Getting back to Fremont Bridge, also here a couple of weekdays seem to behave like weekend days. We can observe some of these dots in the upper left part of the plot for all nodes. We suspect these latter dots to be outliers. We can automatically identify them by first applying a clustering algorithm for grouping the datapoints in both of the arms together. Then, we can check that the points in each of these two categories correspond to weekend days or weekdays, respectively. Those which do not follow this pattern can be considered outliers. To cluster and hence separate these points we use a Gaussian Mixture Model. It is a clustering technique particularly suited to oval-like shapes like those corresponding to the two categories we would like to separate. As training data, we only consider a single node at a time, but in general, the model can be trained on the data for all the nodes that exhibit the commute pattern. We only do this for those nodes where the two distinct groups could be identified, so not for NW 58th Street and 26th Avenue.
As can be seen from the plot, the Gaussian mixture model is quite good in separating the two groups. With the colours indicating the cluster, we can easily identify the outliers, that is those days that are actually weekdays but that are assigned to the weekend day cluster.
The heatmap plot shows the date corresponding to those outliers. By further checking the US federal holiday calendar, we can see whether the resulting dates corresponded to a holiday, in which case the name of the holiday is indicated on the Y axis.

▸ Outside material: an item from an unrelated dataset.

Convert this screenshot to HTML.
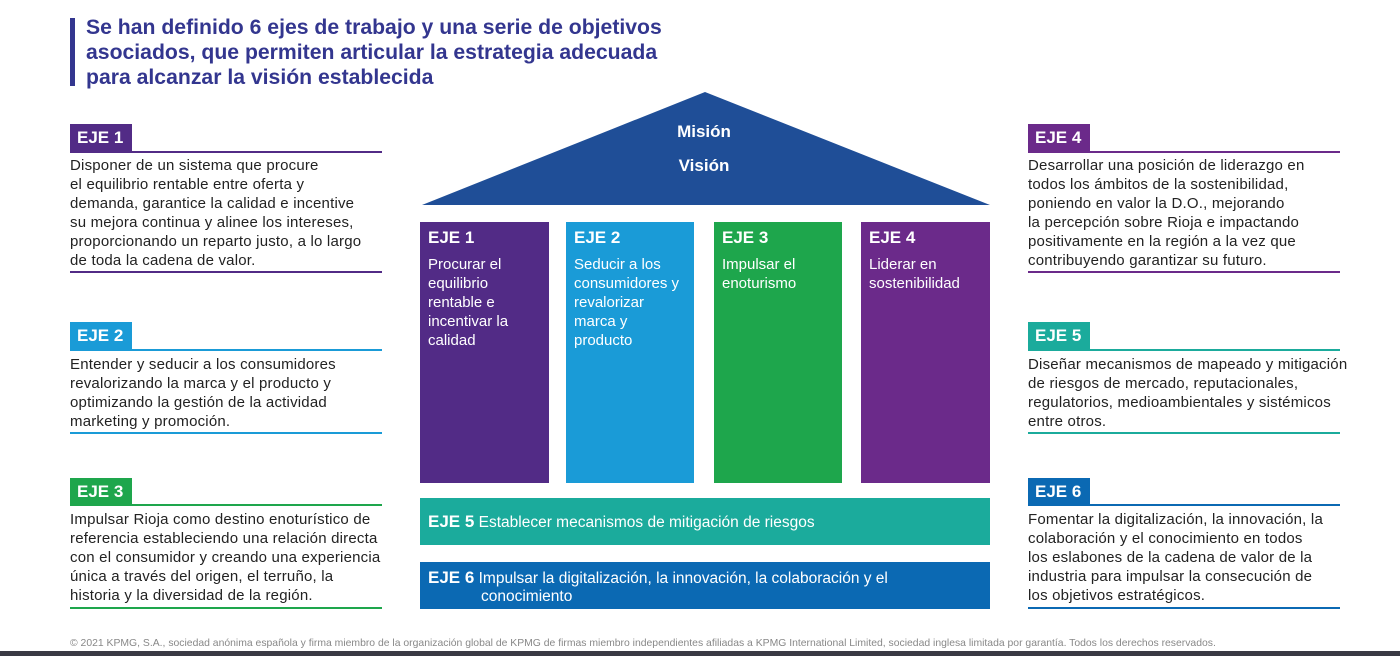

We can see that all outliers can be explained: either they are weekdays that are actually holidays or weekdays that are other special days, for example the Friday after Thanksgiving, the days before and after Christmas, and New Year’s Eve. Note that not all holidays are identified as outliers, for example Thanksgiving should occur every fourth Thursday of November, but we did not identify it as an outlier in 2016, 2017 and 2018. This might be due to an inaccuracy of the model, which would require a more elaborate preprocessing of the data in order to resolve this, yet this is out of scope of this Starter Kit.
Key Take Away Messages
In this Starter Kit we have demonstrated how creative visualisations can already reveal interesting patterns and more elaborate insights in your data, even before any complex algorithm is applied. In particular, we have used bike counter data to illustrate how timeline plots, different types of heatmaps, streamgraph plots and scatterplots can be used bringing various kinds of insights to the surface. We showed how such visualisations could not only be used to explain certain characteristics of the data, such as some nodes having more crossings than others, but also to identify global trends, such as an increase in traffic over the years, and seasonal trends, such as fluctuating popularity within a year. Furthermore, we were able to recognize structural patterns, such as distinct weekday and weekend traffic patterns and by that detect outliers, such as weekend traffic patterns that occur on weekdays. Additionally, we discussed how the selection of colormaps can influence the visibility of given effects.
These insights can help in formulating hypotheses to be validated further or can be used in subsequent analysis steps, such as feature engineering and data-driven modelling.
We thank you for completing this video series and hope to welcome you in another AI Starter Kit tutorial.